The LATCH system simplifies the correct installation of a child’s car seat.

The IIHS evaluates each vehicle’s LATCH system based on whether individual tethers are easy to find, how hard it is to install a car seat, the clearance angle, and whether or not the LATCH hardware could be confused for other vehicle hardware.

The Subaru Forester earned an “acceptable” rating for all three seating positions in the backseat, slightly better than the Rogue.

Not much force is needed to attach a car seat, the anchor points are easy to find, and no other seat hardware could be confused for it. It earned acceptable instead of good because the lower anchors for seat positions 1 and 3 were situated “too deep in the seat” according to the IIHS evaluation.

The Nissan Rogue received a “marginal” rating for its LATCH system. The evaluators determined that the lower anchors for seating positions 1 and 3 were too difficult to maneuver around and were situated too deep in the seat.
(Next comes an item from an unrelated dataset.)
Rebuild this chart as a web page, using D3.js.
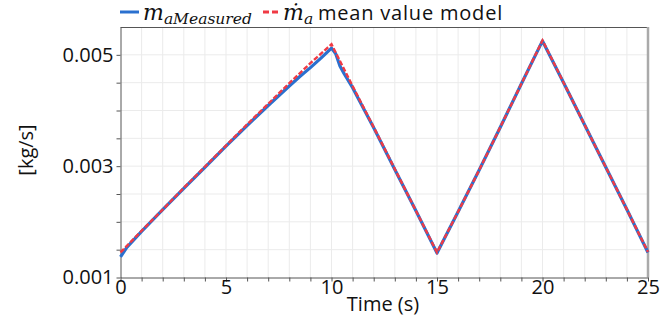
<!DOCTYPE html>
<meta charset="utf-8">
<style>

body { margin: 0; background: #fff; }

.grid line {
  stroke: #ebebeb;
  stroke-width: 1px;
}

.axis text {
  font-family: "Open Sans", sans-serif;
  font-size: 20px;
  fill: #111;
}

.axis path, .axis line {
  stroke: #555;
}

.label {
  font-family: "Open Sans", sans-serif;
  font-size: 20px;
  fill: #111;
}

.math {
  font-family: "DejaVu Serif", serif;
  font-style: italic;
  fill: #111;
}

</style>
<svg width="672" height="326"></svg>
<script src="https://d3js.org/d3.v7.min.js"></script>
<script>

// Data
var time = [0, 1, 2, 3, 4, 5, 6, 7, 8, 9, 10, 11, 12, 13, 14, 15, 16, 17, 18, 19, 20, 21, 22, 23, 24, 25];
var modelFlow = [0.00145, 0.00184, 0.00222, 0.00261, 0.00299, 0.00337, 0.00375, 0.00412, 0.00449, 0.00485, 0.00519,
                 0.00444, 0.00370, 0.00295, 0.00220, 0.00145,
                 0.00218, 0.00293, 0.00370, 0.00448, 0.00526,
                 0.00450, 0.00374, 0.00298, 0.00222, 0.00146];

var measuredTime = [0, 0.3, 1, 2, 3, 4, 5, 6, 7, 8, 8.5, 9, 9.5, 10, 10.2, 10.4, 10.6, 11, 12, 13, 14, 15, 16, 17, 18, 19, 20, 21, 22, 23, 24, 25];
var measuredFlow = [0.00137, 0.00154, 0.00183, 0.00222, 0.00260, 0.00298, 0.00336, 0.00373, 0.00409, 0.00444, 0.00461, 0.00477, 0.00494, 0.00512,
                    0.00502, 0.00480, 0.00466, 0.00441, 0.00369, 0.00294, 0.00220, 0.00144,
                    0.00218, 0.00293, 0.00370, 0.00448, 0.00525,
                    0.00450, 0.00374, 0.00298, 0.00222, 0.00145];

var xTicks = [0, 5, 10, 15, 20, 25];
var yTicks = [0.001, 0.003, 0.005];

// Plot box (plotTop, not top: window.top is read-only)
var svg = d3.select("svg"),
    plotLeft = 120.5, plotRight = 648, plotTop = 27, plotBottom = 277.5;

var x = d3.scaleLinear().domain([0, 25]).range([plotLeft, plotRight]);
var y = d3.scaleLinear().domain([0.001, 0.0055]).range([plotBottom, plotTop]);

// Grid
var grid = svg.append("g").attr("class", "grid");
grid.selectAll(".v")
    .data(d3.range(1, 25))
    .enter().append("line")
    .attr("x1", function(d) { return x(d); })
    .attr("x2", function(d) { return x(d); })
    .attr("y1", plotTop)
    .attr("y2", plotBottom);
grid.selectAll(".h")
    .data(d3.range(0.0015, 0.0054, 0.0005))
    .enter().append("line")
    .attr("x1", plotLeft)
    .attr("x2", plotRight)
    .attr("y1", function(d) { return y(d); })
    .attr("y2", function(d) { return y(d); });

// Frame: dark top, grey right
svg.append("line")
    .attr("x1", plotLeft).attr("x2", plotRight)
    .attr("y1", plotTop + 0.5).attr("y2", plotTop + 0.5)
    .attr("stroke", "#555");
svg.append("line")
    .attr("x1", plotRight).attr("x2", plotRight)
    .attr("y1", plotTop).attr("y2", plotBottom)
    .attr("stroke", "#aaa")
    .attr("stroke-width", 2.5);

// Axes
var xAxis = svg.append("g")
    .attr("class", "axis")
    .attr("transform", "translate(0," + plotBottom + ")")
    .call(d3.axisBottom(x).tickValues(d3.range(0, 26)).tickSize(4).tickSizeOuter(0)
      .tickFormat(function(d) { return xTicks.indexOf(d) >= 0 ? d : ""; }));
xAxis.selectAll("text").attr("y", 2);

var yAxis = svg.append("g")
    .attr("class", "axis")
    .attr("transform", "translate(" + plotLeft + ",0)")
    .call(d3.axisLeft(y).tickValues(d3.range(0.001, 0.0052, 0.0005)).tickSize(4).tickSizeOuter(0)
      .tickFormat(function(d) {
        var hit = yTicks.some(function(t) { return Math.abs(t - d) < 1e-9; });
        return hit ? d3.format(".3f")(d) : "";
      }));
yAxis.selectAll("text").attr("x", -7);

svg.append("text")
    .attr("class", "label")
    .attr("x", 383)
    .attr("y", 311)
    .attr("text-anchor", "middle")
    .text("Time (s)");

svg.append("text")
    .attr("class", "label")
    .attr("transform", "translate(33,150) rotate(-90)")
    .attr("text-anchor", "middle")
    .text("[kg/s]");

// Lines
var measuredLine = d3.line()
    .x(function(d, i) { return x(measuredTime[i]); })
    .y(function(d) { return y(d); });
var modelLine = d3.line()
    .x(function(d, i) { return x(time[i]); })
    .y(function(d) { return y(d); });

svg.append("path")
    .datum(measuredFlow)
    .attr("fill", "none")
    .attr("stroke", "#2a70cf")
    .attr("stroke-width", 3.2)
    .attr("stroke-linejoin", "round")
    .attr("d", measuredLine);

svg.append("path")
    .datum(modelFlow)
    .attr("fill", "none")
    .attr("stroke", "#f03a44")
    .attr("stroke-width", 2.4)
    .attr("stroke-dasharray", "5,2")
    .attr("d", modelLine);

// Legend
var legend = svg.append("g");
legend.append("line")
    .attr("x1", 120).attr("x2", 139).attr("y1", 12).attr("y2", 12)
    .attr("stroke", "#2a70cf").attr("stroke-width", 3);
var t1 = legend.append("text").attr("class", "math").attr("x", 143).attr("y", 20);
t1.append("tspan").attr("font-size", 22).text("m");
t1.append("tspan").attr("font-size", 15.5).attr("dy", 4).text("aMeasured");

legend.append("line")
    .attr("x1", 263).attr("x2", 280).attr("y1", 12).attr("y2", 12)
    .attr("stroke", "#f03a44").attr("stroke-width", 3)
    .attr("stroke-dasharray", "6,3");
var t2 = legend.append("text").attr("class", "math").attr("x", 283).attr("y", 20);
t2.append("tspan").attr("font-size", 22).text("\u1e41");
t2.append("tspan").attr("font-size", 15.5).attr("dy", 4).text("a");
legend.append("text")
    .attr("class", "label")
    .attr("x", 318)
    .attr("y", 20)
    .attr("font-size", 23)
    .attr("letter-spacing", 0.8)
    .text("mean value model");

</script>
It was also determined that the tether anchor for seating position 2 was in a hard-to-find location.

Awards

Both vehicles have earned the Top Safety Pick+ award from the IIHS, which requires three things:

  • A good rating for crashworthiness factors (interestingly, the passenger-side front-overlap is not included in this award criteria)
  • A superior or advanced rating for front crash prevention
  • An acceptable or good headlight rating

Both of these vehicles meet those criteria, so they are very safe vehicles overall.

The Forester has been a Top Safety Pick+ since 2014, and the Rogue hasn’t earned the Top Safety Pick+ award since 2014. 2015 and 2016, it earned only the Top Safety Pick award (without the Plus component).

Is Subaru safer than Nissan for small SUVs?

It seems to be a matter of opinion and up to the individual consumer. Both vehicles have merit and are very safe individually, and the choice may come down to a matter of personal preference.

They’ve both earned great safety ratings, with small differences in the LATCH system and the forward collision auto brake test.

Whichever vehicle the consumer decides to buy, it’s definitely going to be safe.

It’s also important to factor in the insurance costs for each vehicle when deciding which one to buy, as that helps put the overall cost of the car into perspective.

Higher insurance rates may mean a more expensive car overall, but it may be worth it if the trade-off is much higher safety ratings in case an accident occurs.